Yes it seems unreasonable that the vast majority of TV licensing money goes to a single provider and not the rest. But that is still what it is; if the TV license was reduced by 30% and excluded the BBC, how many people would start paying it in order to then watch the other 100+ live broadcast channels? Not many I suspect.
I have real issues with how the fee is enforced and policed, that is completely unreasonable and often unhinged IMO. Not least because they only try to catch people out in areas with lots of non payers, so it's already targeting people unfairly. I also think the definition of live has been intentionally blurred to try and benefit the license funds unfairly.
But in the original and clear definition, where live TV means something that is being broadcast as a live channel in the terrestrial network (even if the viewer then views it over IP), it is quite clear what is and isn't under the jurisdiction of the license.
So really the majority of the issue is in how they try to apply the rules for the fee really. Which could easily be adjusted e.g. by letting the gov do it instead of the BBC, seeing as it IS a license for all TV channels not just BBC ones. Or as 413x suggests, just stop criminalising people for it and trust users to pay. I especially dislike the company BBC has chosen to enforce the fee - Capita are atrocious and the BBC's hands are dirty even if they leave Capita to do the work.
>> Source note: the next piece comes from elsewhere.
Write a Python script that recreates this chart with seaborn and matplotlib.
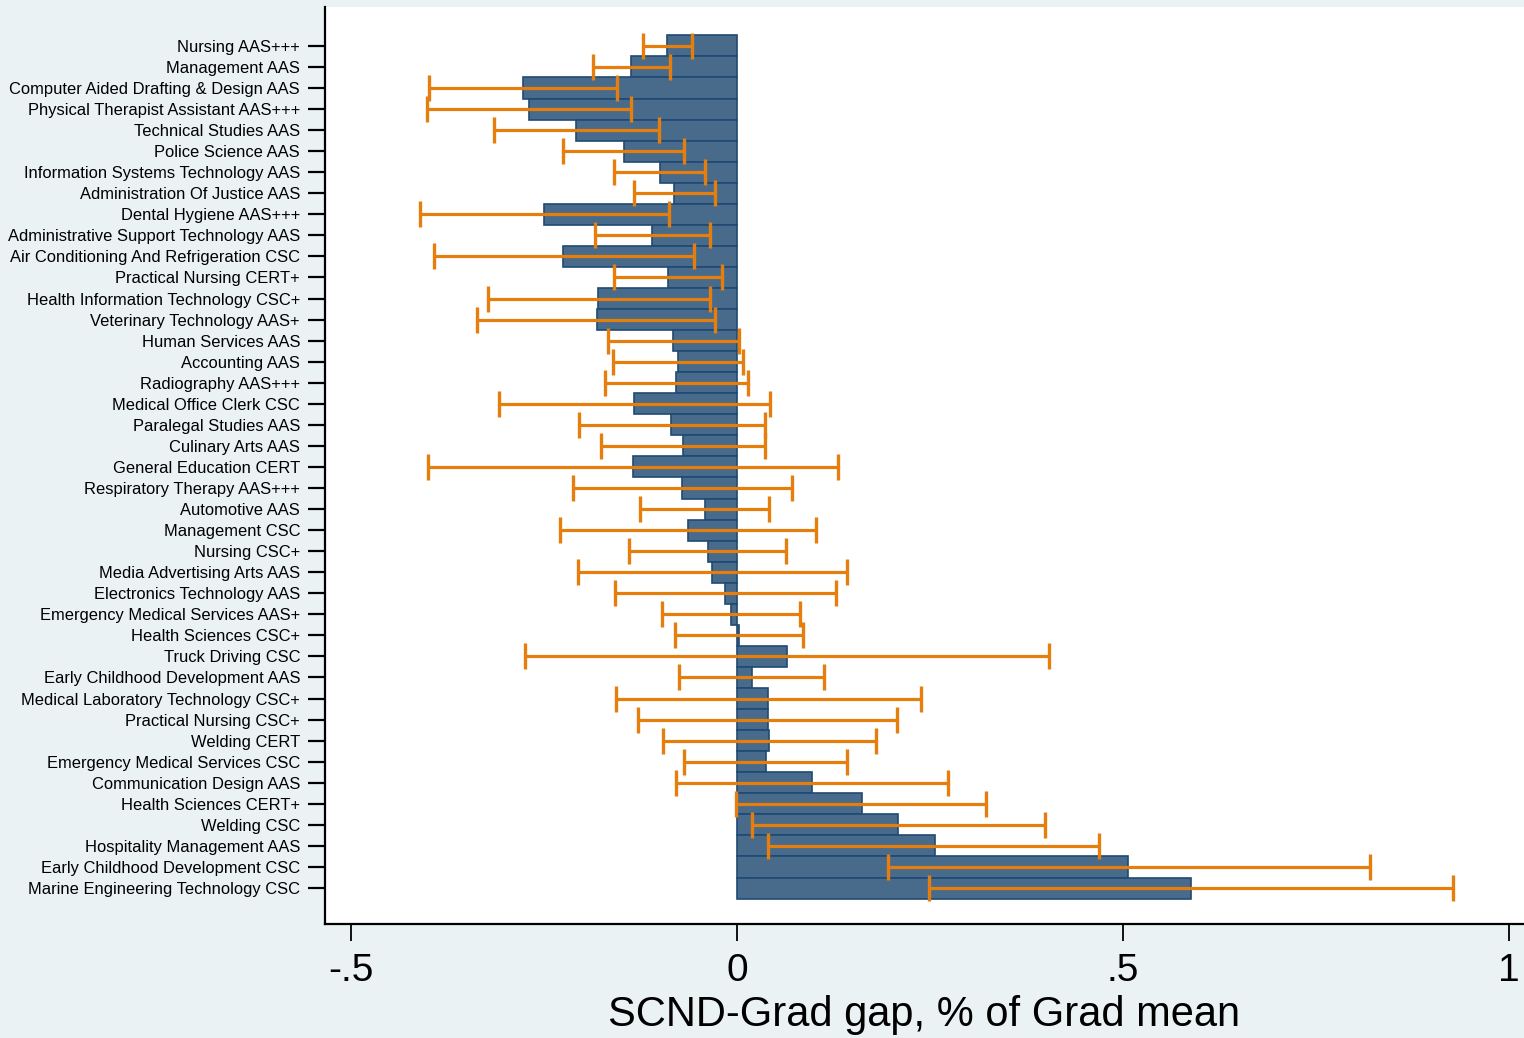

I don't have an issue with the funding model itself - the four main Public Service Providers are well regulated by Ofcom in terms of their responsibilities, and the funding going to the BBC while others have their own funding models, is fine. It is a good thing that we have multiple public service broadcasters who are on the hook from government to deliver valuable and balanced TV. BBC is part of a bigger, regulated system.